Hari dia berangkat ke Jakarta adalah hari terberat
bagi saya sebagai ibunya. Menyaksikan
kepergian Si Sulung yang sepertinya baru kemarin secara cadel menyanyikan
lagu-lagu Barney and Friend atau mengacak-acak isi lemari rasanya seperti menghadapi hukuman gantung.
Ya Allah, dia harus berangkat sendiri ke luar negeri! Betapa kami harus
menguatkan hati melihatnya pergi.
Komunikasi dengan Eying via WA terputus total begitu
dia sampai di Pattaya. Satu-satunya jalur melalui pendampingnya, Bu Fefe.
Alhamdulillah beliau rajin mengupdate kegiatan para peserta. Mulai dari sesi
lomba, latihan cultural show, saat cultural show, city tour hingga closing
ceremony. Sedikit lega mengetahui bahwa dia baik-baik saja, tampak gembira
malah. Lega bahwa panitia memperlakukan semua peserta dengan sangat baik. Lega
bahwa para peserta dari seluruh Indonesia dengan berbagai latar belakang itu
bisa membaur dengan baik, saling mendukung dan saling menjaga.
Lega, karena ternyata panitia memilih hotel dengan
fasilitas “halal food” sebagai tempat penyelenggaraan lomba. Sebelumnya dia
sudah mendapat berbagai macam “perintah” mengenai pemilihan menu.

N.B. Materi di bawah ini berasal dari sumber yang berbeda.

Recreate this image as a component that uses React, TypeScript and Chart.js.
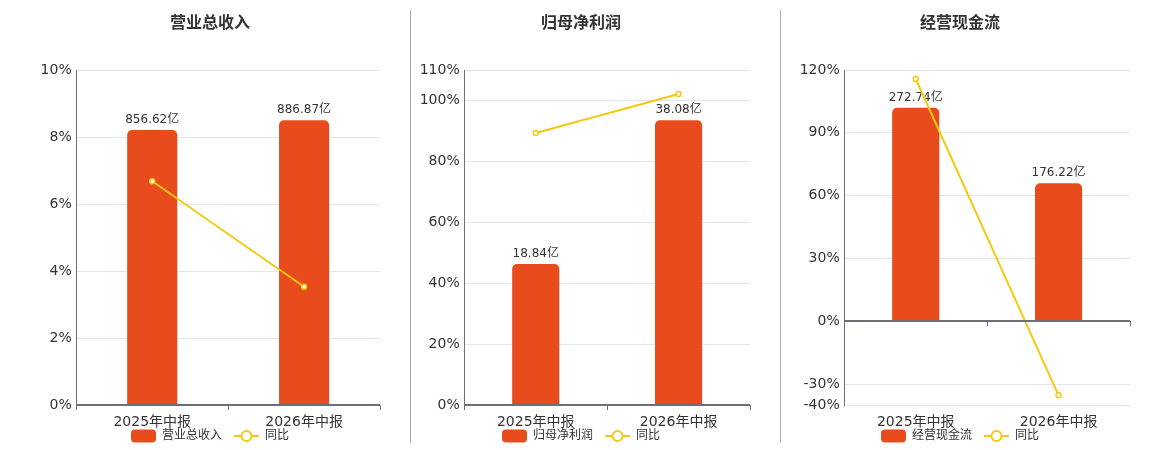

“Kalau bisa pilih menu non daging aja, karenameskipun
non babi, kita nggak tahu menyembelihnya gimana.” “Pastikan kalau beli makanan
ada logo halal, kalau bisa yang resmi dari negara setempat. Kalau nggak ada
cari yang ada logo koshernya – halal versi Yahudi” Sehingga ketika dia pulang
kami mendapati kripik durian montong, kripik nangka dan lain-lain lengkap
dengan label halal dan kosher sekaligus.
Entah kenapa tahun ini peserta muslim sepertinya
jauh lebih sedikit dibanding tahun-tahun sebelumnya. Dan Si Eying dengan senyum
sok anggun penuh PD mengatakan dia satu-satunya peserta berjilbab disana. “Lho,
emang Malaysia nggak ada ceweknya?” tanya Abinya. “Ya ada, tapi peserta dari
sana Tionghoa semua.” Oh….gitu ya?
Dan pada malam penutupan Bu Fefe kembali membawa
berita gembira. “Selamat, Bu. Eying dapat perak.”
Alhamdulillah…..
Medali perak di tangan......
Dibalik segala tantangan di awal ternyata
tersembunyi segala berkah. Erin Laily Fathima Rahmanto, namanya terpampang
sebagai salah satu penerima Silver Medals dalam pentas internasional
bergengsi bernama ASMOPS. Dimana seleksi
dilakukan secara sangat ketat, hanya siswa-siswi terbaik di sekolah-sekolah Se
Indonesia yang bisa ikut babak penyisihannya. Dimana dia harus bersaing dengan
para peserta dari sekolah-sekolah internasional yang sudah sangat advance
bahasa Inggrisnya, sementara dia hanya belajar secara outodidak dengan
menterjemahkan buku-buku pelajaran sainsnya. Atau sekedar membaca koleksi komik
berbahasa Inggris di laptop abinya.
Tapi tak ada yang tak mungkin bagi Allah Yang Maha
Perkasa. Sepanjang umatnya mau berusaha sekeras yang ia bisa, tak pernah putus
berdoa dan percaya penuh bahwa Dialah yang akan mengabulkan segala doa.
لْحَمْدُ لِلَّهِ الَّذِي بِنِعْمَتِهِ تَتِمُّ الصَّالِحَاتُ
Segala puji bagi Allah, dimana dengan nikmatNya kebaikan menjadi sempurna.